While choosing the muscular corporate type for a delicate hostage situation will probably lead to an outcome that will be finished by using strength but will damage the trust of the people, the pairing of two incompatible heroes might produce an even worse outcome. The crisis that will be born from that will force you to pick between keeping the company’s reputation and preserving your friendship. In the end, it’s worth it to think and make a decision that will serve everyone.
That said, Dispatch is a game that executes everything very well, down to the most minute detail. The balance in narrative and gameplay favors players by giving rewardable story arcs, character relationships, and endings to chapters/stories that you feel you’ve earned. For players who have missed the feeling of games from Telltale, or those who want to start their journey with this genre of games, Dispatch is a treat.
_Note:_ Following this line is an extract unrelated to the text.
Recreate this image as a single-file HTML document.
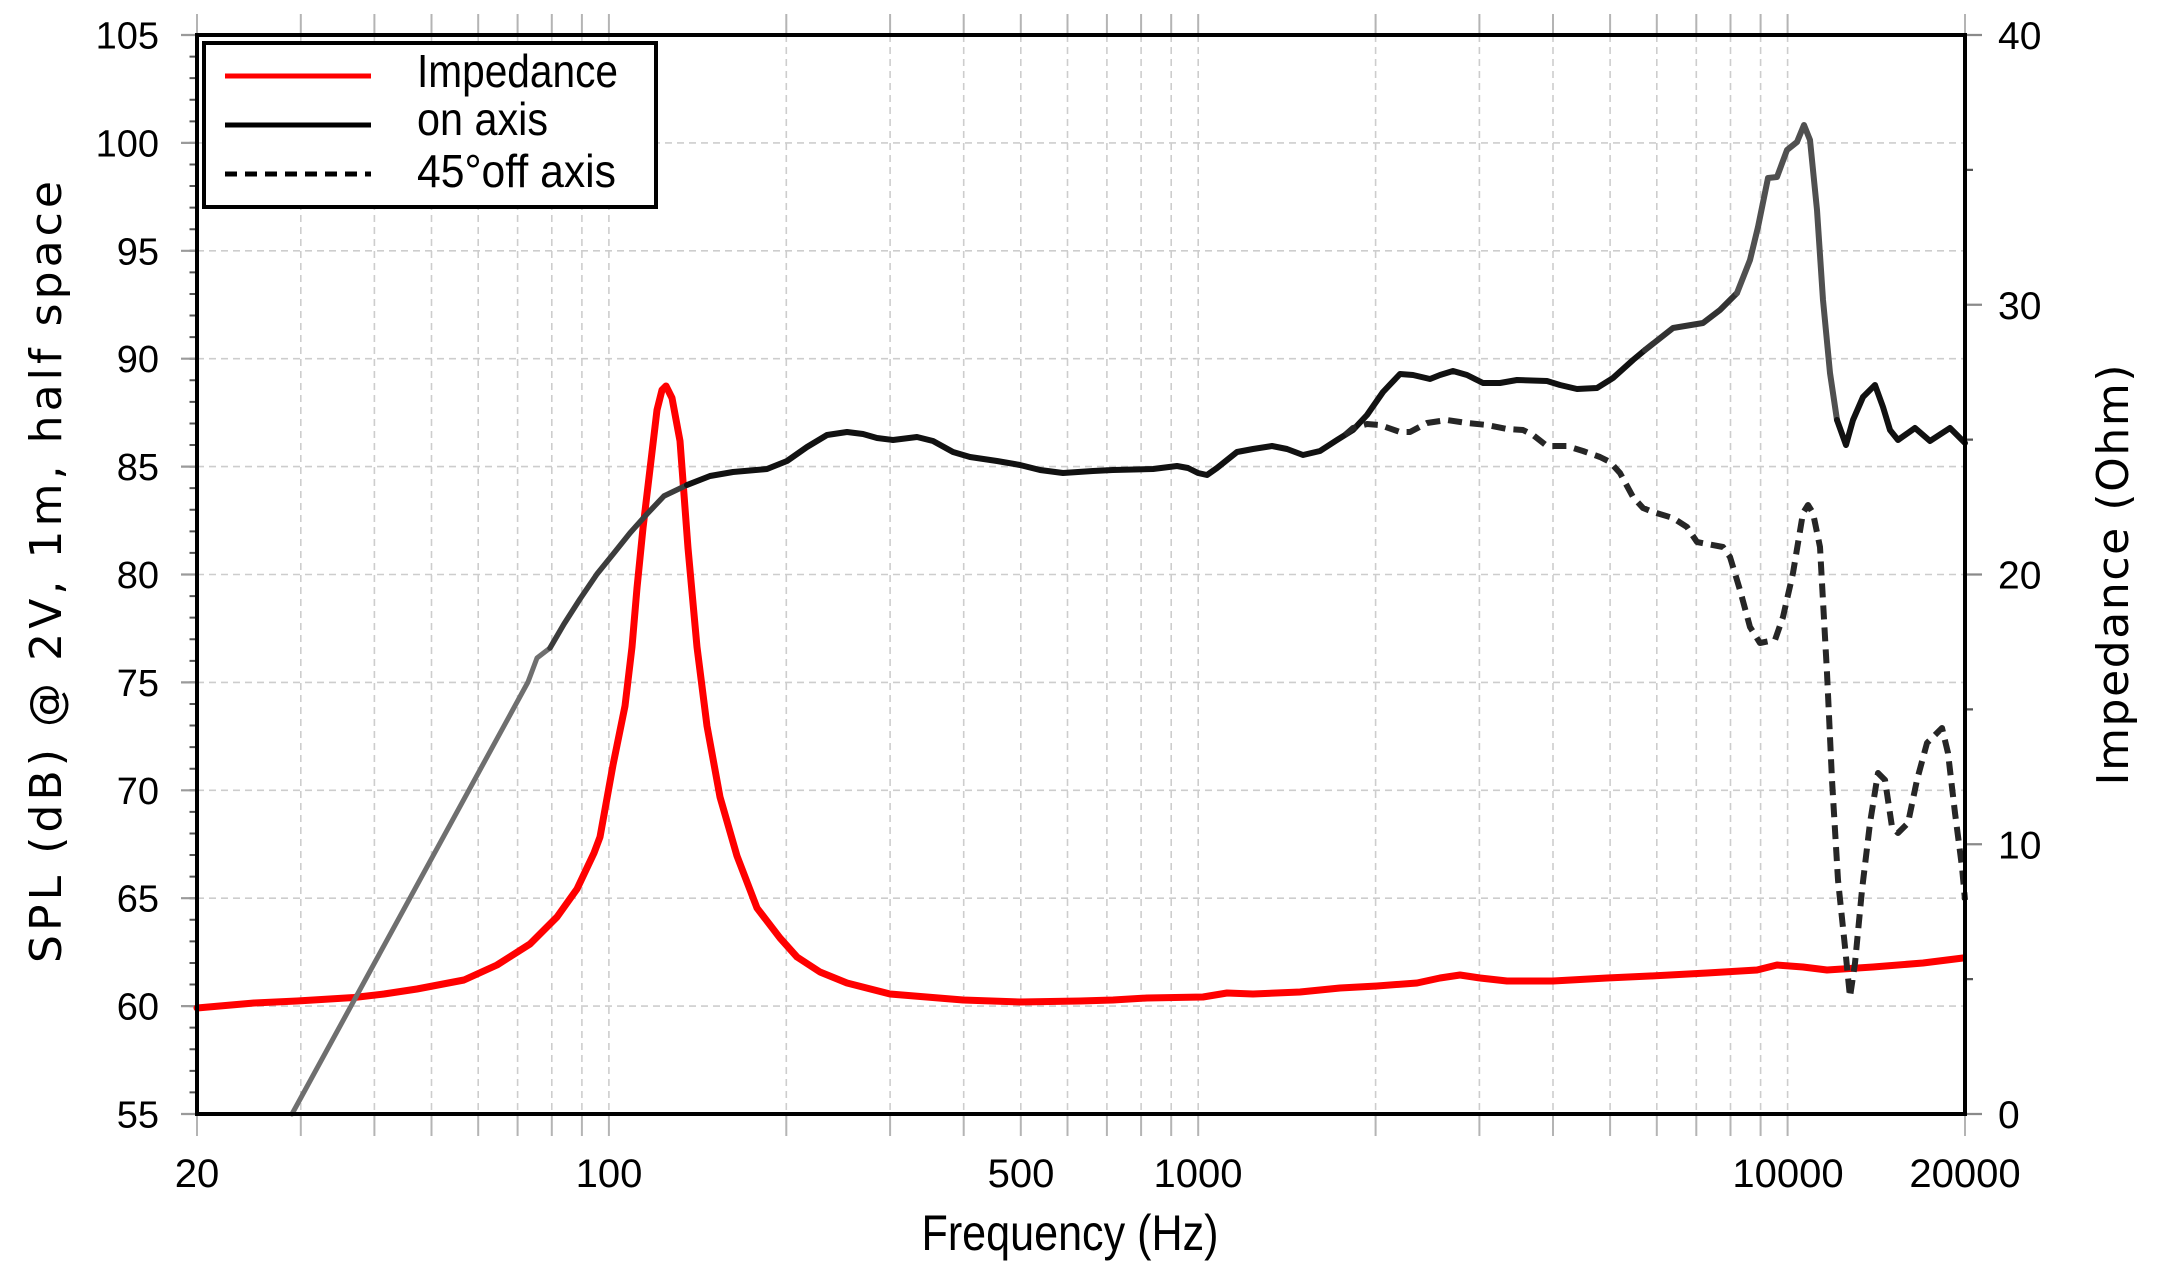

Final thoughts on Dispatch
Dispatch isn’t trying to be the biggest superhero genre game on the market. It doesn’t promise open-world, gigantic scale, or highly developed combat and skill trees. Instead, it offers a story that is focused on the experiment, which proves what will happen when you are creating your own narrative. The decisions you make, whether to punch a villain or not, and deciding who may live and who may die, are the reasons why Dispatch is such an extraordinary game.
That decision to make a comeback to the old days when Telltale dominated in storytelling brings back good memories and serves as a breath of fresh air for the gaming genre.
The episodic structure works in its favor. Because of your own choices and ability to play the game like it’s a TV series, you can, by yourself, slowly build tension, create anticipation for some events, and even let a background character become important.
Adding to that, the voice cast and animations of the characters and the whole world give us a game that will make every gamer addicted to it.
My rating for this game: 5/5
If you are a fan and you loved the emotional performance, drama, and everything iconic for a good episodic TV adventure in the form of Telltale-like games, then Dispatch is your go-to game. It pays respect and homage to Telltale Games and gives us another great story that we can create and have influence over.
For players who want a narrative that rewards repeating the playthrough and experimenting with choices, different outcomes, and the ability to discover hidden details, you won’t be disappointed. AdHoc’s Dispatch is a delightful game.